Directors: Powell Robinson, Patrick Robert Young
Notable Cast: Joey Millin, Madison West, Daniel Abraham Stevens
When I found out that the directors of Bastard, a film that I genuinely enjoyed, were directing a DIY road trip thriller on two iPhones, I was already in. Say what you will, but a good gimmick is a good fuckin’ gimmick. Even though the ‘shot on an iPhone’ angle was used in the marketing for Unsane to an insane degree, the idea of an indie film shot on the fly had me hook, line, and sinker. Threshold, which premiered to relatively strong word of mouth on the festival circuit, even drew the attention of Arrow Video, prompting them to give the film a rather impressive Blu Ray release. Not too shabby for an indie thriller.
In the spirit of a shot on iPhones in 12 days on a road trip indie thriller, Threshold is not necessarily the most riveting of films. Limited budgets, time, and tech are always going to force a film toward dramatic heft, performances, and creative outside of the box thinking and that’s exactly what happens with this one. It’s a double-edged sword in its approach, but for viewers with the right mindset, an artistic one that understands the brilliance of what they aim to accomplish, Threshold does deliver a dynamic tale about rekindled familial friendship, belief, and a ‘fuck it, we’re doing it live’ attitude. True to its indie spirit.
Although the basic plot would indicate a more horrific approach, where a brother and sister travel across the country to seek a man bonded to the sister through an evil cult ceremony, the film is far more interested in the human connection between the two leads. Yes, it certainly saves a lot of cash on production values to not show the events leading to this cult ritual, but it also allows the film to address the real heart of its script: belief. Not only is Threshold asking the brother character to set aside past slights and learned behaviors to believe his sister - just for one trip, but it’s asking the audience the same thing. Do you believe? Would you believe? While the entire gaslighting angle is not original, Threshold handles it with a realism that strikes a chord with its characters. The performances are impressively strong, although the script asks for a lot more from Madison West who portrays the sister, and when the film is addressing its active plot elements, it moves swiftly in its execution.
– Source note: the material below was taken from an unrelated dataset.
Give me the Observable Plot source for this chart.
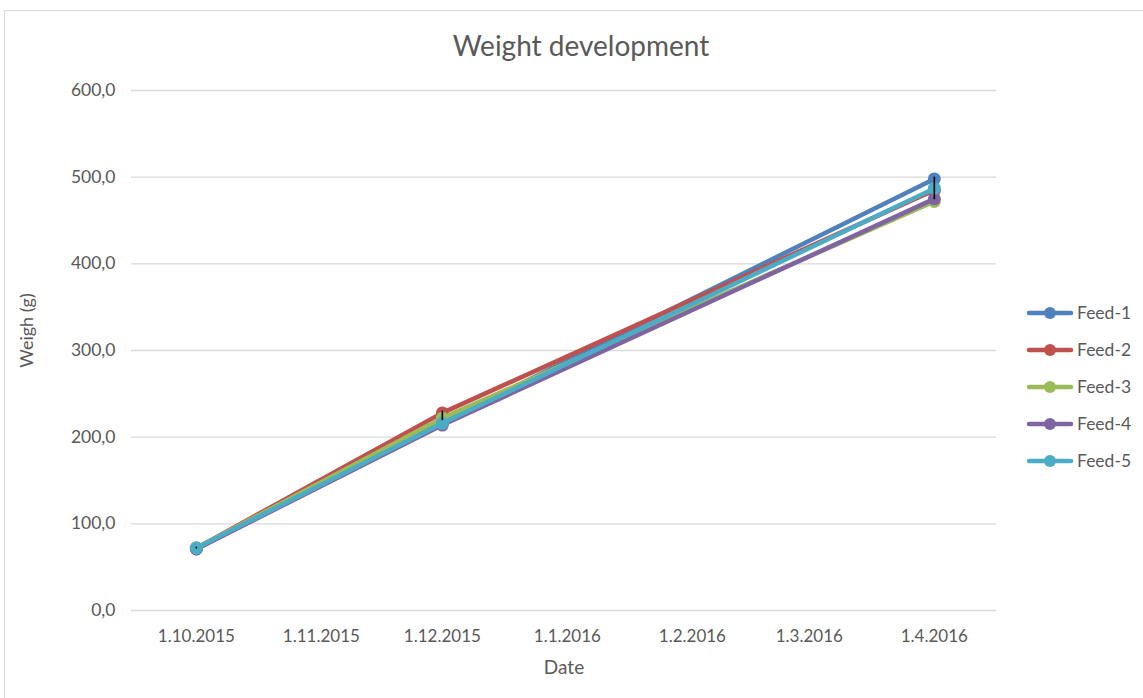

Granted, Threshold takes a few detours - as do all road trips, right? It’s when these detours occur that the film meanders and loses its brisk pace, feeling sluggish. Long takes of their discussions, often shot in a ‘fly on the wall’ manner, feel realistic and natural, but also run long and pull the pacing back. One of the more intriguing side stops, where the brother and sister duo are confronted by a drunk man in a house they’ve rented for the evening, is the tensest and thrilling sequence of the film - yet, doesn’t necessarily add to the overarching plot beyond some character development and one key moment. It’s a fascinating approach to the road trip movie, one where it actively avoids feeling like a series of vignettes. When they do step aside though, it does feel slightly out of place.
Threshold immediately carries that cult classic status with it. It’s not all that shocking that Arrow Video picked up honestly and its gimmicks behind the scenes make for one of those great word of mouth movies. The film leans into its indie tones, playing with pacing and narrative in ways that aim for the moon even if they don’t always land, and where it ends up is fantastic - ending on a tonal beat that’s poignant for its themes and messages. Threshold might not be the most exciting film, but it’s one that owns its quirks and effectively lays them out for its viewers.